(Rows from a dataset of charts and code)
————————
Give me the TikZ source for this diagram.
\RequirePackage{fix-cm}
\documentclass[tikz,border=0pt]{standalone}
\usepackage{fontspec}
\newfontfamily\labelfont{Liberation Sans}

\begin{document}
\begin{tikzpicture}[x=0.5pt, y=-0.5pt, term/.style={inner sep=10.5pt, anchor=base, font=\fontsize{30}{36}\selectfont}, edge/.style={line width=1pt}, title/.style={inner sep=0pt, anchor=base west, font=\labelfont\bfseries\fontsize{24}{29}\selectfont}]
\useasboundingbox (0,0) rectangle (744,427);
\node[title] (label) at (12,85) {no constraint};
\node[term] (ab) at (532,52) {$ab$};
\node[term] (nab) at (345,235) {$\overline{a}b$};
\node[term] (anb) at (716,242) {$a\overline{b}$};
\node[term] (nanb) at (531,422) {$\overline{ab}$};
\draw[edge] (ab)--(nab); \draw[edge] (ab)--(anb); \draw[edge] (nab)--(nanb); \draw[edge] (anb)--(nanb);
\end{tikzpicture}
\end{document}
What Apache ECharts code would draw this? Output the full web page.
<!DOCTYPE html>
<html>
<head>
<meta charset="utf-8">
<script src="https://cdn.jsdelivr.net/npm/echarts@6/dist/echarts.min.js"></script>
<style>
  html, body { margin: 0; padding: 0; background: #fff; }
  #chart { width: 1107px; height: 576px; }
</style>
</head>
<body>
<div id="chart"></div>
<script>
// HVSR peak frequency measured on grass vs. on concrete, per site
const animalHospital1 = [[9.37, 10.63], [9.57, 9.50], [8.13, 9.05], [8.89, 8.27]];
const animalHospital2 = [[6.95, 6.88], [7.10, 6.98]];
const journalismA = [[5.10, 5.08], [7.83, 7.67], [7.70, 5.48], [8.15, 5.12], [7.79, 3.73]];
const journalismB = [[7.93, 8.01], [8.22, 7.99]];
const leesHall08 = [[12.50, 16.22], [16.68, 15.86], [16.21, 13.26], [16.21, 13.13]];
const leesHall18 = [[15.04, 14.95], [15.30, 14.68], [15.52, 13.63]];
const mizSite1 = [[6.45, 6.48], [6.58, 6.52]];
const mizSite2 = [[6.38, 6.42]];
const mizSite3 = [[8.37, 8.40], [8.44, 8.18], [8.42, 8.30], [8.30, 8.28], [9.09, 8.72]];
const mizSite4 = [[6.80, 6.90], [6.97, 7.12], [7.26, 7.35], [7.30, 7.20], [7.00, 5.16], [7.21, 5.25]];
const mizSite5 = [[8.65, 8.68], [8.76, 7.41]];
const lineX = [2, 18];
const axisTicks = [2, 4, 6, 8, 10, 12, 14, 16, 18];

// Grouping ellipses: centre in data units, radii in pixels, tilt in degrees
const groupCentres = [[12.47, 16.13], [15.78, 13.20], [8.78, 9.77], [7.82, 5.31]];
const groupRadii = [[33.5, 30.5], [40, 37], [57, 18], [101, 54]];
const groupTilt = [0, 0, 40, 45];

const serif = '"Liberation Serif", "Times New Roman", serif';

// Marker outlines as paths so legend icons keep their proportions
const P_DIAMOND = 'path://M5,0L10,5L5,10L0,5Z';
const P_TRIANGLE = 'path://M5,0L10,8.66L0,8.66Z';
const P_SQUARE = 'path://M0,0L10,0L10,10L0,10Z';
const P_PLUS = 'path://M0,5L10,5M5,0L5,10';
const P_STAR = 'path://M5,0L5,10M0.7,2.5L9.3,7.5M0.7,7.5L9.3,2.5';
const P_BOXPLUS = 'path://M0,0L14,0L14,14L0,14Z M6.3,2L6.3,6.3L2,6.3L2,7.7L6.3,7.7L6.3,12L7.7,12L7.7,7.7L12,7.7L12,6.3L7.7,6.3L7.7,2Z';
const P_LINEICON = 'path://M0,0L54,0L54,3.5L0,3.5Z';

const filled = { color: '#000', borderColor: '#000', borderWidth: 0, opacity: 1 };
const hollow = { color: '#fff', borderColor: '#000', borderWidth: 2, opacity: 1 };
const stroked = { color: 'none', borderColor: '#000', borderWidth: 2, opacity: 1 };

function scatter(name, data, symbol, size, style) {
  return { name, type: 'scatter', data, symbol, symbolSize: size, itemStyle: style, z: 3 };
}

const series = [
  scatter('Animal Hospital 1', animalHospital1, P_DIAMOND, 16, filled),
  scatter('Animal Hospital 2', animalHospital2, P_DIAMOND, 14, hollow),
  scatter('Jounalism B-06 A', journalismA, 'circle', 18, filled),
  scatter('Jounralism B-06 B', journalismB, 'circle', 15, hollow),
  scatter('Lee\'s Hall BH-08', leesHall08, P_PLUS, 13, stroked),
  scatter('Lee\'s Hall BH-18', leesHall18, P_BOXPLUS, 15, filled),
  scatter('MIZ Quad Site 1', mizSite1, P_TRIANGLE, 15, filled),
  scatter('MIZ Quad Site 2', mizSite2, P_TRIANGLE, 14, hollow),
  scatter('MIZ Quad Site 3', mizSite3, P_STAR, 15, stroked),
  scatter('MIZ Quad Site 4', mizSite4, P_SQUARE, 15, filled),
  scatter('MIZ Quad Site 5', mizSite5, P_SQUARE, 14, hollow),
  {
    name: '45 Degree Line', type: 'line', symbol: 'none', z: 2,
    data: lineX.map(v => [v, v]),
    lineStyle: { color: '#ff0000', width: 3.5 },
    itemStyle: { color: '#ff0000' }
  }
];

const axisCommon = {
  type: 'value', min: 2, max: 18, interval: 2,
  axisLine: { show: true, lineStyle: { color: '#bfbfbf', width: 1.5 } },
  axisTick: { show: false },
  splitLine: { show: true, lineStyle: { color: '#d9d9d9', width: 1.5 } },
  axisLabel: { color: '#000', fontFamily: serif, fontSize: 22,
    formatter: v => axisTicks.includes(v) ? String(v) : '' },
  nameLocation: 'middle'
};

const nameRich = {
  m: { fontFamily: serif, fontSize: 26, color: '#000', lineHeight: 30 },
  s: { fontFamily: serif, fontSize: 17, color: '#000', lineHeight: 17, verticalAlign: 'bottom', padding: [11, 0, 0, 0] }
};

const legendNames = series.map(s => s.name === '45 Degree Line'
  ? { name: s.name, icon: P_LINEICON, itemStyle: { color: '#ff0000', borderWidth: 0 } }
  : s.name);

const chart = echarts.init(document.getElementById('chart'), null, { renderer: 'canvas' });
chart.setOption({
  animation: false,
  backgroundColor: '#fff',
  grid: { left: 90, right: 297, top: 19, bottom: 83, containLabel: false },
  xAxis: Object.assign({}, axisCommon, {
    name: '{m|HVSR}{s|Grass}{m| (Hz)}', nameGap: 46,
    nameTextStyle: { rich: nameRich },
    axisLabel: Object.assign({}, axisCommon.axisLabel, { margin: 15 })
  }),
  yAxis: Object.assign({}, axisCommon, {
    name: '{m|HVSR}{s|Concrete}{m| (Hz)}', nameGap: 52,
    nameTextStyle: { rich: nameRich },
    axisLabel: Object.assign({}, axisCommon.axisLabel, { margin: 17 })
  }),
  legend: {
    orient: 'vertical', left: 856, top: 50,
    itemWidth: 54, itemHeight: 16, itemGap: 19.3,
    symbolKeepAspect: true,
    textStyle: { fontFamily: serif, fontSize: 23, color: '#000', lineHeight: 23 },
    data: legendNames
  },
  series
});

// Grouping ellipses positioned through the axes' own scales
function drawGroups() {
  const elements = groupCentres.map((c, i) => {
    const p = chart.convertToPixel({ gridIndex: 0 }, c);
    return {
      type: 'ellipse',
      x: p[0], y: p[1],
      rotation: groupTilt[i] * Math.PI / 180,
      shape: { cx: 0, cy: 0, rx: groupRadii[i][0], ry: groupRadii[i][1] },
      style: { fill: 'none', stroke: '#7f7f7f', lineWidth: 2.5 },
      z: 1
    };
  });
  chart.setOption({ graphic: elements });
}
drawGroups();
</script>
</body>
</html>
————————
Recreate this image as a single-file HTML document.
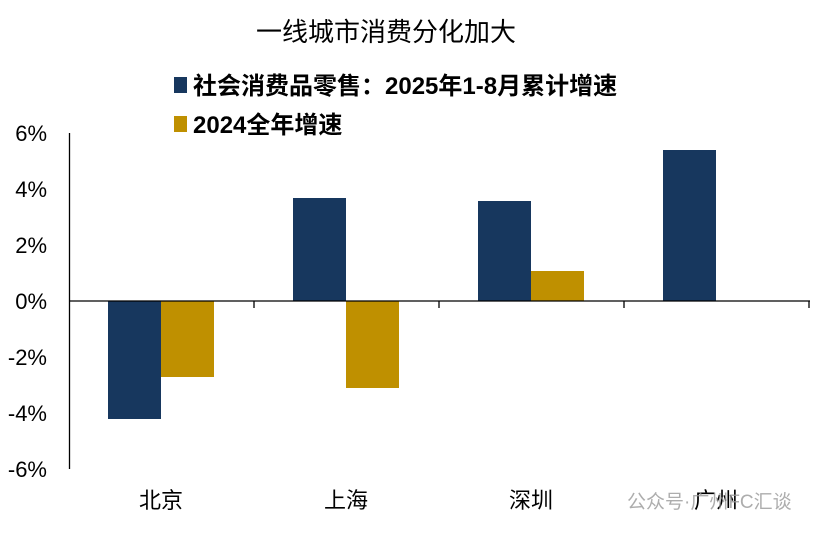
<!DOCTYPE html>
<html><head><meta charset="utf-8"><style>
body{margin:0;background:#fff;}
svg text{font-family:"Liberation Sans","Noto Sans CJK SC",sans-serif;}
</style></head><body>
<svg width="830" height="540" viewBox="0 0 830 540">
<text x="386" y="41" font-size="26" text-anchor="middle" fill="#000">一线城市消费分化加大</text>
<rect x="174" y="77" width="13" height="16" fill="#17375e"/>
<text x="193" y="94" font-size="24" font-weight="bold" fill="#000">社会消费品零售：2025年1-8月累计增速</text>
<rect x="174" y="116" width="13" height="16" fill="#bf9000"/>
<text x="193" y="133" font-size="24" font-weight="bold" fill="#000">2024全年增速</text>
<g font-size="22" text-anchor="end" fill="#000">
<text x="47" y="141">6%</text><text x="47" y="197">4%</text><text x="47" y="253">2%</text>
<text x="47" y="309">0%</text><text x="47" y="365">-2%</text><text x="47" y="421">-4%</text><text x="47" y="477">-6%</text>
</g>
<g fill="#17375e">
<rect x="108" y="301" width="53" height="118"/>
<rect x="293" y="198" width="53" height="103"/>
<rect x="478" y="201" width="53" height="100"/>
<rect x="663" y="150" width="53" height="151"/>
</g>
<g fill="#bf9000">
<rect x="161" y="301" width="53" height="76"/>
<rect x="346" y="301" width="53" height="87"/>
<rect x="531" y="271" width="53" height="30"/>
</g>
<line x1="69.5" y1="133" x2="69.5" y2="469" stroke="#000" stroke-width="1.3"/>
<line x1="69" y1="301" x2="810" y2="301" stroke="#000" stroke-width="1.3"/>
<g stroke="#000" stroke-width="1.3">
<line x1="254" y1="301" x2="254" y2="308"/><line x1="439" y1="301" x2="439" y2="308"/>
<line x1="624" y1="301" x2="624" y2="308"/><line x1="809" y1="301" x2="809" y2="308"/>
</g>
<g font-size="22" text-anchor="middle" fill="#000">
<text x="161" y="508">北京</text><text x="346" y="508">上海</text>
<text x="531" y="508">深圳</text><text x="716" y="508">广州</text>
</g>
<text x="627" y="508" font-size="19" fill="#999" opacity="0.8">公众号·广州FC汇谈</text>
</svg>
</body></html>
————————
Write out each line of the data that holds the string "this".

### EXERCISE SOLUTION
Give me the TikZ source for this diagram.
What Apache ECharts code would draw this? Output the full web page.
Recreate this image as a single-file HTML document.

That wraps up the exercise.